The legislation, introduced Jan. 30 by Committee Chairman Jay Rockefeller, D-W.V., and three co-sponsors, would require the Federal Trade Commission to issue security standards for companies that hold consumers' personal and financial information. In the event of a data breach, companies would be obligated in most instances to notify their affected customers within 30 days of a breach so they can take steps to protect themselves from the risk of identity theft and fraud.
Rockefeller, in a statement introducing the bill, says companies must be responsible for securing the personal information in systems that store sensitive data. "The recent string of massive data breaches proves companies need to do more to protect their customers," Rockefeller says, referring to breaches at Target, Neiman Marcus and other retailers (see Feds Investigating Target Breach). "They should be fighting back against hackers who will do whatever it takes to exploit troves of consumer information."At a Senate Intelligence Committee last week that was chaired by another of the bill's co-sponsors, Sen. Diane Feinstein, D-Calif., Rockefeller said recent data breaches heightened his skepticism that private companies would be capable of protecting privacy and strengthening the security of personal information. This is especially disconcerting, he said, because of President Obama's recent proposal to move the National Security Agency's metadata, bulk collection program to private telecommunications companies (see President Describes Restraints on Metadata-Collection Program).
Bill's Provisions
According to the bill's sponsors, the measure, if enacted as written, would:
- Direct the FTC to develop robust but flexible rules that require businesses that possess consumers' personal information to adopt reasonable security protocols to protect that information from unauthorized access. The FTC would have the flexibility to broaden, through rulemaking, the commission's ability to protect other types of personal information if it furthers the purpose of the law and does not unnecessarily burden business.

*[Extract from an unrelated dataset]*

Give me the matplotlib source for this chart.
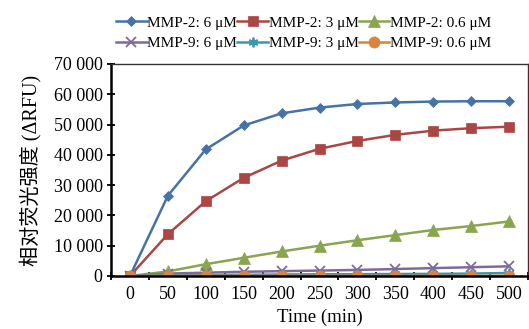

- Institute strong breach notification requirements that would allow affected consumers to take steps more easily to protect themselves from identity theft and other crimes.
- Increase the use of technology to combat hackers by encouraging businesses to adopt state-of-the-art technologies that would render consumer electronic data unreadable or unusable in the case of a breach.
- Establish two-pronged enforcement, whereby the FTC and state attorneys general would enforce the law. Breached companies would be required to notify a central, designated federal organization established by the Department of Homeland Security, which in-turn would notify other relevant law enforcement and government agencies of the breach. The bill would impose civil penalties for violations of the law as well as criminal penalties on corporate personnel who deliberately conceal a data breach.
"If companies are going to collect and store consumers' personal information, safeguarding that data should be their number one priority," says another of the bill's sponsors, Sen. Richard Prior, the Arkansas Democrat who chairs the Commerce Subcommittee on Communications, Technology and the Internet. "By implementing more stringent standards and requiring businesses who are breached to notify those affected, our common-sense bill will help prevent these incidents in the future and give American consumers assurance that their information is protected."
Forty-six states have their own data breach notification laws, and legislation has been introduced in the Kentucky legislature that would make it the 47th state to implement data breach notification - but only for breaches of government computers (see Kentucky Lawmakers Unveil Brach Notification Bill).
Agreeing on Wording a Challenge
Standardizing breach notification nationally would mean businesses would only need to comply with one law and not 46 different state laws, which would simplify the notification process.
Most of the breach notification bills unveiled in the past 13 months had been introduced in previous Congresses as well. The challenge facing lawmakers is agreeing on what a federal law should require - for example, which state law should serve as the model for a U.S. law? "Each [special-interest] group has different state laws that they like and don't want to lose anything they have today," says Peter Swire, senior fellow at the Future of Privacy Forum and professor at Georgia Tech's Scheller College of Business.
In January, lawmakers introduced two other bills to create a national standard for breach notification. Sens. Tom Carper, D-Del., and Roy Blunt, R-Mo., introduced Jan. 15 the Data Security Act of 2014 (see Breach Notification Bills Pile Up in Senate). Earlier in the month, Senate Judiciary Chairman Patrick Leahy, D-Vt., introduced the Personal Data Privacy Security Act (see Why U.S. Breach Notice Bill Won't Pass)
Also in the current session of Congress, Sen. Pat Toomey, R-Pa., introduced his version of the Data Security and Breach Notification Act to require businesses to take reasonable measures to protect and secure data in electronic form containing personal information and notify law enforcement authorities and consumers if a major breach involving at 10,000 individuals occurred.
The HIPAA breach notification rule already provides a national standard for notification of health data breaches.